** START Records **

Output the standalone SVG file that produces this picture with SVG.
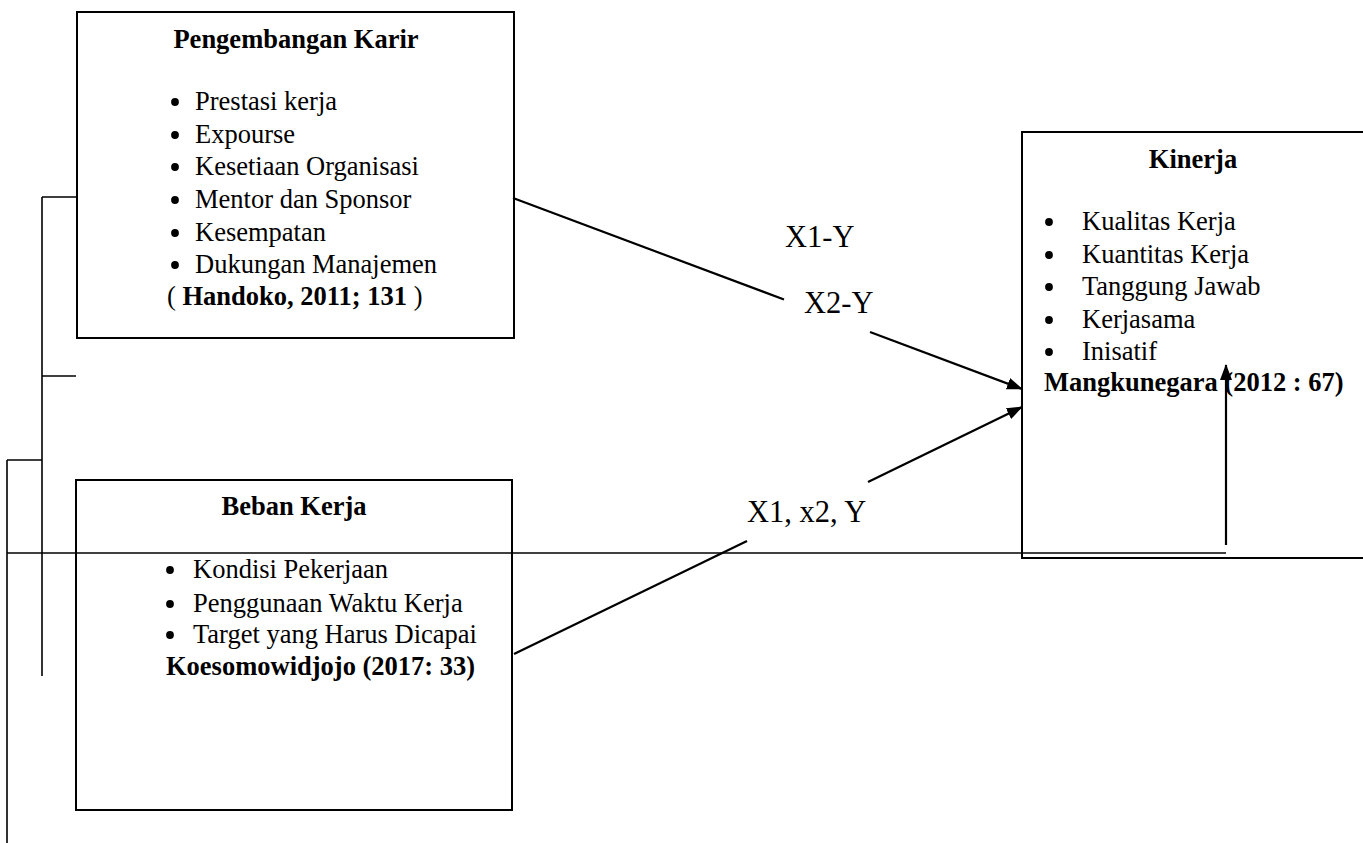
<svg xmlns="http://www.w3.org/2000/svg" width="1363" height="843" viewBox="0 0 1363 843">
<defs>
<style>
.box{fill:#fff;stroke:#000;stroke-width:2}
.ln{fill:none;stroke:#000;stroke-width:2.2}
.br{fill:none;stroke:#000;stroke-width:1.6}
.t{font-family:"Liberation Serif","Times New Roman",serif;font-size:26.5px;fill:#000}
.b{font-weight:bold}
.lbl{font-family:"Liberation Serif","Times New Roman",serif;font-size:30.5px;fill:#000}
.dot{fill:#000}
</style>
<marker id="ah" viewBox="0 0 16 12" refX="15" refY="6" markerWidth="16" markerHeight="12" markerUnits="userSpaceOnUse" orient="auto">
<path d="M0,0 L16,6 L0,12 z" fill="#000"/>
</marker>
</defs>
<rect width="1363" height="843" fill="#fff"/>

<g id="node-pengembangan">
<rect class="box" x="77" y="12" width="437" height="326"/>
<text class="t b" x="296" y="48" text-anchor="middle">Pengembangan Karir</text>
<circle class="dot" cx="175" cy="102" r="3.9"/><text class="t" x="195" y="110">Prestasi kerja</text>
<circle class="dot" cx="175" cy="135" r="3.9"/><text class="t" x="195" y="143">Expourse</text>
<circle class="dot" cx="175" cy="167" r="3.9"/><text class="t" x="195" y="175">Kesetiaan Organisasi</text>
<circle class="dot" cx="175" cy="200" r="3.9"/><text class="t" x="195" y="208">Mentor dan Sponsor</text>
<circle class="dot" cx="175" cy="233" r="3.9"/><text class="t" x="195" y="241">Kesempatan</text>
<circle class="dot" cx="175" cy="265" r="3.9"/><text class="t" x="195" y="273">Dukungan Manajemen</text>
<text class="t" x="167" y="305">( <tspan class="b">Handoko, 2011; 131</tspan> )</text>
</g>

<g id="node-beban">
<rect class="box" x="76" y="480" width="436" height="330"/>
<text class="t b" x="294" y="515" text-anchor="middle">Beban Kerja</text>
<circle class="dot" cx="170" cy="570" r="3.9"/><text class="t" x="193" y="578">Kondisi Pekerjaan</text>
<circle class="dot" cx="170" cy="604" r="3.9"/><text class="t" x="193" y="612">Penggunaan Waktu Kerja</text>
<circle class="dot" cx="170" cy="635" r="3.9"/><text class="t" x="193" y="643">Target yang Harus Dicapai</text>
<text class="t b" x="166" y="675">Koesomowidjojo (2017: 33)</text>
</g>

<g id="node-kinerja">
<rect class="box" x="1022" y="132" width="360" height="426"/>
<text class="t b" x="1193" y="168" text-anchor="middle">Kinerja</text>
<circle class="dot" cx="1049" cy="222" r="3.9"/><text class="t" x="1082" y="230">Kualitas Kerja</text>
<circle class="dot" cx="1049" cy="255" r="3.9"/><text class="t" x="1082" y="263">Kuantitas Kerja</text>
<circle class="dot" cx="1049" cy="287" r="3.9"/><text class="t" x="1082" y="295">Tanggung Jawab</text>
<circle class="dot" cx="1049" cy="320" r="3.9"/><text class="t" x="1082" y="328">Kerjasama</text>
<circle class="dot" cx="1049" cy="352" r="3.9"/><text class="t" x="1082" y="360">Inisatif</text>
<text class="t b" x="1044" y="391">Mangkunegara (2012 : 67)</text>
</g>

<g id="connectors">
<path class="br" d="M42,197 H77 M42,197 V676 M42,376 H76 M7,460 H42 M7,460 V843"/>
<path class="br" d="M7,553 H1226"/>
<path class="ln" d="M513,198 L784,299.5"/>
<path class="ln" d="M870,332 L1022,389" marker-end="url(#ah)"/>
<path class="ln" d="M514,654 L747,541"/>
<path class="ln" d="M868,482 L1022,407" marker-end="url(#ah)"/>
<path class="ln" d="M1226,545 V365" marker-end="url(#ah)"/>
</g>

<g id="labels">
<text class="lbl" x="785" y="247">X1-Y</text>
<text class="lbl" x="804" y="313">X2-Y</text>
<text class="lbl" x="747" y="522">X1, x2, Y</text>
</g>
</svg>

** END Records **
** START Records **

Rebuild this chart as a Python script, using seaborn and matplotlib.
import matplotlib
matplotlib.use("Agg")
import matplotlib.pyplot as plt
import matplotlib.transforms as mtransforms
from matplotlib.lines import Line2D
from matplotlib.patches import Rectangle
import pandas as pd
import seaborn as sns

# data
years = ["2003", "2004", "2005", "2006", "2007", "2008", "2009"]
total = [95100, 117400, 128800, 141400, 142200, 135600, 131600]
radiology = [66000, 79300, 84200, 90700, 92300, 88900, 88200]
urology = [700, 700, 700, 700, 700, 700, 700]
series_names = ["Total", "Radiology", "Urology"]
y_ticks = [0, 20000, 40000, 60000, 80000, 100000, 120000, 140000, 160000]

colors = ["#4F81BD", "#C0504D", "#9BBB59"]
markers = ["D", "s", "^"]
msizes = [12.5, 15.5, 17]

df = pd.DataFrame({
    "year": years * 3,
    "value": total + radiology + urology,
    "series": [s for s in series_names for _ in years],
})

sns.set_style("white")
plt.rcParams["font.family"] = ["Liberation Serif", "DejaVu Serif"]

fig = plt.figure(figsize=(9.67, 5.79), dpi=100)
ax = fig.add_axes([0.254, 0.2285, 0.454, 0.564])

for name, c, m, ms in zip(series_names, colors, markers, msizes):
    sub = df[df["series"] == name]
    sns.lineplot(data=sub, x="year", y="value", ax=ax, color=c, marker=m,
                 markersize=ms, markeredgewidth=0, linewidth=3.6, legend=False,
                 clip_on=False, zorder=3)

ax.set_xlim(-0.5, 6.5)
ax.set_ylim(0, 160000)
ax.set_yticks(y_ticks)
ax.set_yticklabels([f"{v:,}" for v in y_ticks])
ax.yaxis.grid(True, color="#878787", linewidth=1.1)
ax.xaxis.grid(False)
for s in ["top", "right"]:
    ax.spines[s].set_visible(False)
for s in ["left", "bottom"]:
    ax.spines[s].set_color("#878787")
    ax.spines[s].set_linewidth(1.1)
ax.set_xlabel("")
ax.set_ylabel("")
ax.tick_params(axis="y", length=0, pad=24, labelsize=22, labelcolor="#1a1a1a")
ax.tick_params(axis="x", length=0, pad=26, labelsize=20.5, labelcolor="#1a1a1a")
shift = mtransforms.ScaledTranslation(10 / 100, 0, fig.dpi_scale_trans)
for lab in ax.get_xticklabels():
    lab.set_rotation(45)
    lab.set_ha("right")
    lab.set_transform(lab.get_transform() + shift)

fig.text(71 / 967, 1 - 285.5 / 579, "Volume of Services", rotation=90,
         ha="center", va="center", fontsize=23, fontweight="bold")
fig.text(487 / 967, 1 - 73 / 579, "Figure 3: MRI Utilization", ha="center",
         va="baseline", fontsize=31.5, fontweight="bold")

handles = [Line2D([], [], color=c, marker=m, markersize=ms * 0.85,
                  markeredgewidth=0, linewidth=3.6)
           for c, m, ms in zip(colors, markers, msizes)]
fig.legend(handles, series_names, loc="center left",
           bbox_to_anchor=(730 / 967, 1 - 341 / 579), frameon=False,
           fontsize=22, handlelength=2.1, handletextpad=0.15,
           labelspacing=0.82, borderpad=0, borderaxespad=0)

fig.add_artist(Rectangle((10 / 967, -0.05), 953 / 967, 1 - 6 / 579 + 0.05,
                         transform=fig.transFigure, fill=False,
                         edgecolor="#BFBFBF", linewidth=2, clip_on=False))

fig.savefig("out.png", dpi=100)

** END Records **
** START Records **

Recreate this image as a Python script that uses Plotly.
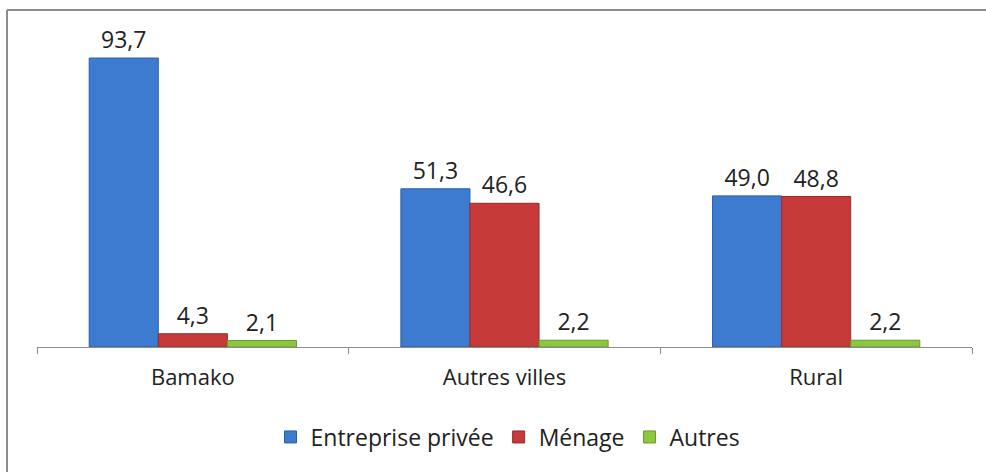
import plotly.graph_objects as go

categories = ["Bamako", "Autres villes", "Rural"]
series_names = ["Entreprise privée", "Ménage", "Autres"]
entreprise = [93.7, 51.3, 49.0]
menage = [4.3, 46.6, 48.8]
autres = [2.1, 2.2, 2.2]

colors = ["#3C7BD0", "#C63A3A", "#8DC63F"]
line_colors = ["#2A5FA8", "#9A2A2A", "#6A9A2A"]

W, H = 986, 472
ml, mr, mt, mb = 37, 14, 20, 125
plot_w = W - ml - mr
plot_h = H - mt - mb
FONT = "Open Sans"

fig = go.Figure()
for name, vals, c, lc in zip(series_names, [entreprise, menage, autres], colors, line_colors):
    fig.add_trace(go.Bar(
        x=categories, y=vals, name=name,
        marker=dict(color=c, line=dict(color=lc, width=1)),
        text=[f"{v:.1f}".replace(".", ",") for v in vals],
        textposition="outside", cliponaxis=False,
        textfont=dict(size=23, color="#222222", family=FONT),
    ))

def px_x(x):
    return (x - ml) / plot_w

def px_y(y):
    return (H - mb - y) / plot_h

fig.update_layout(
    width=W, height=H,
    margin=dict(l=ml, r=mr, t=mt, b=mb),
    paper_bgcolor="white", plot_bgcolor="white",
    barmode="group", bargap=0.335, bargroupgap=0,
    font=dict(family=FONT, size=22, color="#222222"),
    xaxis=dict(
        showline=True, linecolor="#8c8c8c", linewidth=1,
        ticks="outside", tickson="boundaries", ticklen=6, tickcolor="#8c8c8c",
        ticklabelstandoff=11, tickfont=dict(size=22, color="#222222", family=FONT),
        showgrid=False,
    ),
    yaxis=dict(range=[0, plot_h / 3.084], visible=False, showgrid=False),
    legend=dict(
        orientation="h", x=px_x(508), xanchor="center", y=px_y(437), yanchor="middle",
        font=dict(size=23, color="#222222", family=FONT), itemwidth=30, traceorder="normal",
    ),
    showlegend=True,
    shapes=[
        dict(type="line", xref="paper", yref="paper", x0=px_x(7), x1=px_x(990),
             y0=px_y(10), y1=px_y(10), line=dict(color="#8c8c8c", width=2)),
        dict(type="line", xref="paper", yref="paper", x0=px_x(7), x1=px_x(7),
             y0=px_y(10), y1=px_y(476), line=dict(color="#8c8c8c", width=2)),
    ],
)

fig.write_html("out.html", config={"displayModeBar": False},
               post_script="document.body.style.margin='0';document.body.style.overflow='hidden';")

** END Records **

Repeat only the lines from the one holding "Recreate this image" to the one holding "import plotly.graph_objects as go", both ends included, and drop the images.

Recreate this image as a Python script that uses Plotly.
import plotly.graph_objects as go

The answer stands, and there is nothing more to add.